* **GOAL**
Return, without pictures, the lines from the start of the data through the one that contains "const yAxisName = 'Sample Quantiles';".

* **PROVIDED MATERIAL**
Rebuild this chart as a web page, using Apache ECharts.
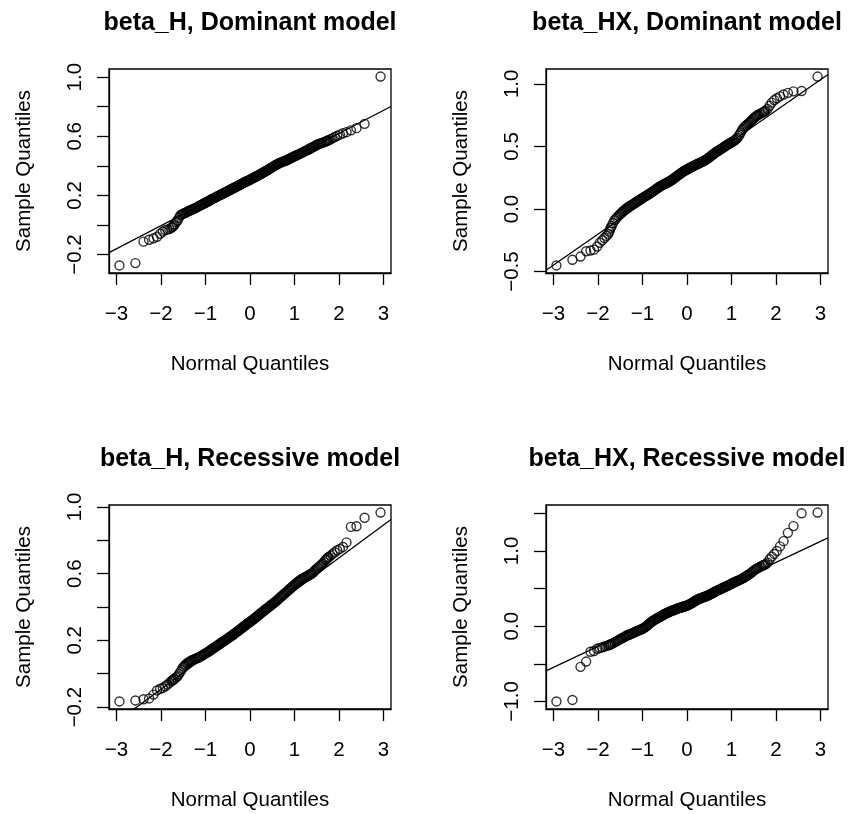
<!DOCTYPE html>
<html><head><meta charset="utf-8">
<script src="https://cdn.jsdelivr.net/npm/echarts@6/dist/echarts.min.js"></script>
<style>html,body{margin:0;padding:0;background:#fff}#c{width:850px;height:814px}</style>
</head><body><div id="c"></div>
<script>
const panelTitles = ['beta_H, Dominant model','beta_HX, Dominant model','beta_H, Recessive model','beta_HX, Recessive model'];
const xAxisName = 'Normal Quantiles';
const yAxisName = 'Sample Quantiles';

// theoretical normal quantiles (shared x values), full range
const normalQ = [
-2.935,-2.576,-2.394,-2.268,-2.170,-2.090,-2.020,-1.960,-1.906,-1.857,-1.812,-1.770,-1.732,-1.695,-1.629,-1.569,-1.514,-1.464,-1.417,-1.372,-1.331,-1.291,-1.236,-1.183,-1.134,-1.088,-1.044,-1.002,-0.961,-0.922,-0.884,-0.847,-0.801,-0.755,-0.711,-0.669,-0.628,-0.588,-0.548,-0.510,-0.473,-0.435,-0.399,-0.363,-0.328,-0.292,-0.258,-0.223,-0.189,-0.155,-0.121,-0.088,-0.054,-0.021,
0.021,0.054,0.088,0.121,0.155,0.189,0.223,0.258,0.292,0.328,0.363,0.399,0.435,0.473,0.510,0.548,0.588,0.628,0.669,0.711,0.755,0.801,0.847,0.884,0.922,0.961,1.002,1.044,1.088,1.134,1.183,1.236,1.291,1.331,1.372,1.417,1.464,1.514,1.569,1.629,1.695,1.732,1.770,1.812,1.857,1.906,1.960,2.020,2.090,2.170,2.268,2.394,2.576,2.935];

// further theoretical quantiles in the dense central part
const normalQMid = [
-1.263,-1.209,-1.158,-1.111,-1.066,-1.023,-0.981,-0.941,-0.903,-0.865,-0.824,-0.778,-0.733,-0.690,-0.648,-0.608,-0.568,-0.529,-0.491,-0.454,-0.417,-0.381,-0.345,-0.310,-0.275,-0.240,-0.206,-0.172,-0.138,-0.104,-0.071,-0.038,-0.004,
0.004,0.038,0.071,0.104,0.138,0.172,0.206,0.240,0.275,0.310,0.345,0.381,0.417,0.454,0.491,0.529,0.568,0.608,0.648,0.690,0.733,0.778,0.824,0.865,0.903,0.941,0.981,1.023,1.066,1.111,1.158,1.209,1.263];

// further theoretical quantiles on the shoulders
const normalQEdge = [
-1.749,-1.713,-1.662,-1.599,-1.541,-1.489,-1.440,-1.394,-1.351,-1.311,
1.311,1.351,1.394,1.440,1.489,1.541,1.599,1.662,1.713,1.749];

const sampleDomH = [
-0.274,-0.258,-0.113,-0.100,-0.090,-0.080,-0.060,-0.045,-0.035,-0.030,-0.028,-0.020,-0.010,0.005,0.030,0.065,0.075,0.080,0.088,0.095,0.100,0.105,0.113,0.122,0.130,0.137,0.144,0.150,0.157,0.163,0.170,0.176,0.183,0.190,0.197,0.203,0.209,0.215,0.222,0.228,0.233,0.240,0.245,0.250,0.256,0.262,0.267,0.272,0.278,0.284,0.289,0.294,0.298,0.303,
0.310,0.315,0.320,0.326,0.331,0.337,0.342,0.348,0.354,0.360,0.366,0.372,0.380,0.386,0.393,0.400,0.407,0.413,0.420,0.425,0.430,0.435,0.442,0.447,0.453,0.459,0.465,0.471,0.477,0.484,0.491,0.499,0.507,0.513,0.520,0.528,0.535,0.543,0.550,0.556,0.564,0.569,0.574,0.580,0.587,0.595,0.603,0.611,0.620,0.628,0.640,0.655,0.684,1.004];
const sampleDomHMid = [
0.110,0.117,0.126,0.134,0.141,0.147,0.154,0.160,0.166,0.173,0.180,0.186,0.194,0.200,0.206,0.212,0.219,0.225,0.231,0.236,0.243,0.248,0.253,0.259,0.264,0.270,0.275,0.281,0.286,0.292,0.296,0.301,0.305,
0.307,0.312,0.318,0.323,0.328,0.334,0.339,0.345,0.351,0.357,0.363,0.369,0.376,0.383,0.389,0.396,0.404,0.410,0.417,0.422,0.428,0.433,0.438,0.445,0.450,0.456,0.462,0.468,0.474,0.481,0.487,0.495,0.503];
const sampleDomHEdge = [
-0.015,-0.003,0.018,0.048,0.070,0.078,0.084,0.092,0.098,0.103,
0.510,0.517,0.524,0.531,0.539,0.547,0.553,0.560,0.566,0.571];

const sampleDomHX = [
-0.451,-0.406,-0.380,-0.338,-0.332,-0.325,-0.300,-0.270,-0.250,-0.232,-0.215,-0.200,-0.165,-0.135,-0.090,-0.065,-0.045,-0.028,-0.012,0.000,0.012,0.022,0.035,0.045,0.058,0.068,0.078,0.088,0.097,0.105,0.113,0.122,0.132,0.143,0.155,0.166,0.176,0.185,0.193,0.200,0.206,0.213,0.220,0.228,0.236,0.245,0.254,0.263,0.272,0.281,0.290,0.298,0.305,0.312,
0.320,0.327,0.333,0.339,0.345,0.351,0.357,0.363,0.369,0.375,0.381,0.388,0.396,0.405,0.415,0.426,0.437,0.448,0.458,0.467,0.477,0.488,0.499,0.508,0.516,0.525,0.533,0.542,0.553,0.568,0.595,0.630,0.655,0.668,0.680,0.695,0.712,0.730,0.745,0.758,0.770,0.778,0.788,0.800,0.825,0.850,0.870,0.885,0.900,0.915,0.928,0.940,0.943,1.058];
const sampleDomHXMid = [
0.028,0.040,0.052,0.063,0.073,0.083,0.092,0.101,0.109,0.118,0.127,0.138,0.149,0.160,0.171,0.180,0.189,0.197,0.203,0.210,0.216,0.224,0.232,0.240,0.249,0.258,0.268,0.276,0.285,0.294,0.301,0.309,0.315,
0.317,0.323,0.330,0.336,0.342,0.348,0.354,0.360,0.366,0.372,0.378,0.384,0.392,0.400,0.410,0.420,0.431,0.442,0.453,0.462,0.472,0.482,0.493,0.503,0.512,0.520,0.529,0.537,0.547,0.560,0.582,0.612,0.642];
const sampleDomHXEdge = [
-0.182,-0.150,-0.112,-0.078,-0.055,-0.036,-0.020,-0.006,0.006,0.017,
0.662,0.674,0.688,0.703,0.721,0.738,0.752,0.764,0.774,0.783];

const sampleRecH = [
-0.166,-0.160,-0.153,-0.148,-0.125,-0.100,-0.090,-0.085,-0.075,-0.065,-0.055,-0.045,-0.038,-0.030,-0.015,0.010,0.035,0.050,0.062,0.070,0.076,0.082,0.088,0.094,0.100,0.108,0.115,0.122,0.128,0.135,0.142,0.149,0.157,0.165,0.173,0.181,0.189,0.196,0.203,0.210,0.217,0.224,0.231,0.238,0.245,0.252,0.259,0.266,0.273,0.280,0.287,0.294,0.301,0.308,
0.315,0.322,0.329,0.336,0.343,0.351,0.358,0.366,0.373,0.381,0.388,0.396,0.403,0.411,0.419,0.427,0.436,0.445,0.455,0.465,0.475,0.486,0.497,0.506,0.515,0.524,0.533,0.543,0.553,0.562,0.570,0.578,0.586,0.592,0.598,0.606,0.620,0.632,0.645,0.660,0.680,0.690,0.700,0.708,0.718,0.728,0.740,0.748,0.760,0.787,0.880,0.884,0.935,0.966];
const sampleRecHMid = [
0.085,0.091,0.097,0.104,0.111,0.118,0.125,0.131,0.138,0.145,0.153,0.161,0.169,0.177,0.185,0.192,0.199,0.206,0.213,0.220,0.227,0.234,0.241,0.248,0.255,0.262,0.269,0.276,0.283,0.290,0.297,0.304,0.310,
0.312,0.318,0.325,0.332,0.339,0.347,0.354,0.362,0.369,0.377,0.384,0.392,0.399,0.407,0.415,0.423,0.431,0.440,0.450,0.460,0.470,0.480,0.491,0.501,0.510,0.519,0.528,0.538,0.548,0.557,0.566,0.574,0.582];
const sampleRecHEdge = [
-0.041,-0.034,-0.022,-0.002,0.022,0.043,0.056,0.066,0.073,0.079,
0.589,0.595,0.602,0.613,0.626,0.638,0.652,0.670,0.685,0.695];

const sampleRecHX = [
-1.000,-0.980,-0.540,-0.470,-0.340,-0.330,-0.300,-0.290,-0.280,-0.270,-0.262,-0.255,-0.245,-0.235,-0.215,-0.195,-0.175,-0.160,-0.145,-0.130,-0.118,-0.110,-0.095,-0.080,-0.068,-0.055,-0.045,-0.035,-0.020,-0.005,0.015,0.035,0.055,0.075,0.090,0.105,0.120,0.132,0.145,0.160,0.170,0.180,0.190,0.200,0.208,0.216,0.224,0.232,0.240,0.246,0.252,0.258,0.264,0.270,
0.280,0.290,0.300,0.312,0.325,0.338,0.350,0.360,0.368,0.376,0.384,0.392,0.400,0.410,0.420,0.432,0.445,0.458,0.470,0.482,0.495,0.508,0.520,0.530,0.540,0.552,0.565,0.578,0.590,0.602,0.615,0.632,0.650,0.665,0.680,0.698,0.720,0.745,0.765,0.785,0.805,0.815,0.825,0.845,0.890,0.925,0.960,1.000,1.060,1.130,1.240,1.330,1.500,1.510];
const sampleRecHXMid = [
-0.102,-0.088,-0.074,-0.062,-0.050,-0.040,-0.028,-0.012,0.005,0.025,0.045,0.065,0.083,0.098,0.112,0.126,0.138,0.152,0.165,0.175,0.185,0.195,0.204,0.212,0.220,0.228,0.236,0.243,0.249,0.255,0.261,0.267,0.274,
0.276,0.285,0.295,0.306,0.318,0.331,0.344,0.355,0.364,0.372,0.380,0.388,0.396,0.405,0.415,0.426,0.438,0.451,0.464,0.476,0.488,0.501,0.514,0.525,0.535,0.546,0.558,0.571,0.584,0.596,0.608,0.623,0.641];
const sampleRecHXEdge = [
-0.250,-0.240,-0.225,-0.205,-0.185,-0.168,-0.152,-0.138,-0.124,-0.114,
0.658,0.672,0.689,0.709,0.732,0.755,0.775,0.795,0.810,0.820];

const lineIntercept = [0.307, 0.293, 0.301, 0.290];
const lineSlope = [0.156, 0.2466, 0.1967, 0.279];

const xTicks = [-3,-2,-1,0,1,2,3];
const yTicksDomH = [-0.2,0.0,0.2,0.4,0.6,0.8,1.0];
const yLabelsDomH = [-0.2,0.2,0.6,1.0];
const yTicksDomHX = [-0.5,0.0,0.5,1.0];
const yLabelsDomHX = [-0.5,0.0,0.5,1.0];
const yTicksRecH = [-0.2,0.0,0.2,0.4,0.6,0.8,1.0];
const yLabelsRecH = [-0.2,0.2,0.6,1.0];
const yTicksRecHX = [-1.0,-0.5,0.0,0.5,1.0,1.5];
const yLabelsRecHX = [-1.0,0.0,1.0];

const samples = [sampleDomH, sampleDomHX, sampleRecH, sampleRecHX];
const samplesMid = [sampleDomHMid, sampleDomHXMid, sampleRecHMid, sampleRecHXMid];
const samplesEdge = [sampleDomHEdge, sampleDomHXEdge, sampleRecHEdge, sampleRecHXEdge];
const yTicks = [yTicksDomH, yTicksDomHX, yTicksRecH, yTicksRecHX];
const yLabels = [yLabelsDomH, yLabelsDomHX, yLabelsRecH, yLabelsRecHX];

const boxes = [{left:109,top:69},{left:546,top:69},{left:109,top:505},{left:546,top:505}];
const W = 282, H = 204;
const FONT = 'Liberation Sans, Arial, Helvetica, sans-serif';

function rRange(arr){
  const lo = Math.min(...arr), hi = Math.max(...arr), d = (hi - lo) * 0.04;
  return [lo - d, hi + d];
}
function fmtX(v){ return (v < 0 ? '\u2212' : '') + Math.abs(v); }
function fmtY(v){ return (v < -1e-9 ? '\u2212' : '') + Math.abs(v).toFixed(1); }

const xr = rRange(normalQ);
const grid = [], xAxis = [], yAxis = [], series = [], title = [];
for (let i = 0; i < 4; i++) {
  const b = boxes[i];
  grid.push({left:b.left, top:b.top, width:W, height:H, show:true, borderColor:'#000', borderWidth:1.3, backgroundColor:'transparent'});
  const yr = rRange(samples[i]);
  xAxis.push({
    type:'value', gridIndex:i, min:xr[0], max:xr[1],
    axisLine:{show:true, onZero:false, lineStyle:{color:'#000', width:1.3}},
    axisTick:{show:true, inside:false, length:12, customValues:xTicks, lineStyle:{color:'#000', width:1.3}},
    axisLabel:{show:true, customValues:xTicks, formatter:fmtX, fontSize:20.5, color:'#000', fontFamily:FONT, margin:31},
    splitLine:{show:false},
    name:xAxisName, nameLocation:'middle', nameGap:81,
    nameTextStyle:{fontSize:20.5, color:'#000', fontFamily:FONT}
  });
  yAxis.push({
    type:'value', gridIndex:i, min:yr[0], max:yr[1],
    axisLine:{show:true, onZero:false, lineStyle:{color:'#000', width:1.3}},
    axisTick:{show:true, inside:false, length:12, customValues:yTicks[i], lineStyle:{color:'#000', width:1.3}},
    axisLabel:{show:true, customValues:yLabels[i], formatter:fmtY, fontSize:20.5, color:'#000', fontFamily:FONT, rotate:90, margin:23},
    splitLine:{show:false},
    name:yAxisName, nameLocation:'middle', nameGap:74,
    nameTextStyle:{fontSize:20.5, color:'#000', fontFamily:FONT}
  });
  const pts = normalQ.map((x, k) => [x, samples[i][k]])
    .concat(normalQMid.map((x, k) => [x, samplesMid[i][k]]))
    .concat(normalQEdge.map((x, k) => [x, samplesEdge[i][k]]));
  series.push({
    type:'scatter', xAxisIndex:i, yAxisIndex:i,
    data: pts,
    symbol:'circle', symbolSize:9,
    itemStyle:{color:'rgba(0,0,0,0)', borderColor:'#000', borderWidth:1.4},
    silent:true
  });
  series.push({
    type:'line', xAxisIndex:i, yAxisIndex:i, clip:true,
    data: [[xr[0], lineIntercept[i] + lineSlope[i]*xr[0]], [xr[1], lineIntercept[i] + lineSlope[i]*xr[1]]],
    symbol:'none', lineStyle:{color:'#000', width:1.3}, silent:true
  });
  title.push({
    text: panelTitles[i], left: b.left + W/2, top: b.top - 58, textAlign:'center', padding:0,
    textStyle:{fontSize:25, fontWeight:'bold', color:'#000', fontFamily:FONT}
  });
}

const chart = echarts.init(document.getElementById('c'), null, {renderer:'canvas'});
chart.setOption({animation:false, backgroundColor:'#fff', title, grid, xAxis, yAxis, series});
</script>
</body></html>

* **IN RESPONSE**
Rebuild this chart as a web page, using Apache ECharts.
<!DOCTYPE html>
<html><head><meta charset="utf-8">
<script src="https://cdn.jsdelivr.net/npm/echarts@6/dist/echarts.min.js"></script>
<style>html,body{margin:0;padding:0;background:#fff}#c{width:850px;height:814px}</style>
</head><body><div id="c"></div>
<script>
const panelTitles = ['beta_H, Dominant model','beta_HX, Dominant model','beta_H, Recessive model','beta_HX, Recessive model'];
const xAxisName = 'Normal Quantiles';
const yAxisName = 'Sample Quantiles';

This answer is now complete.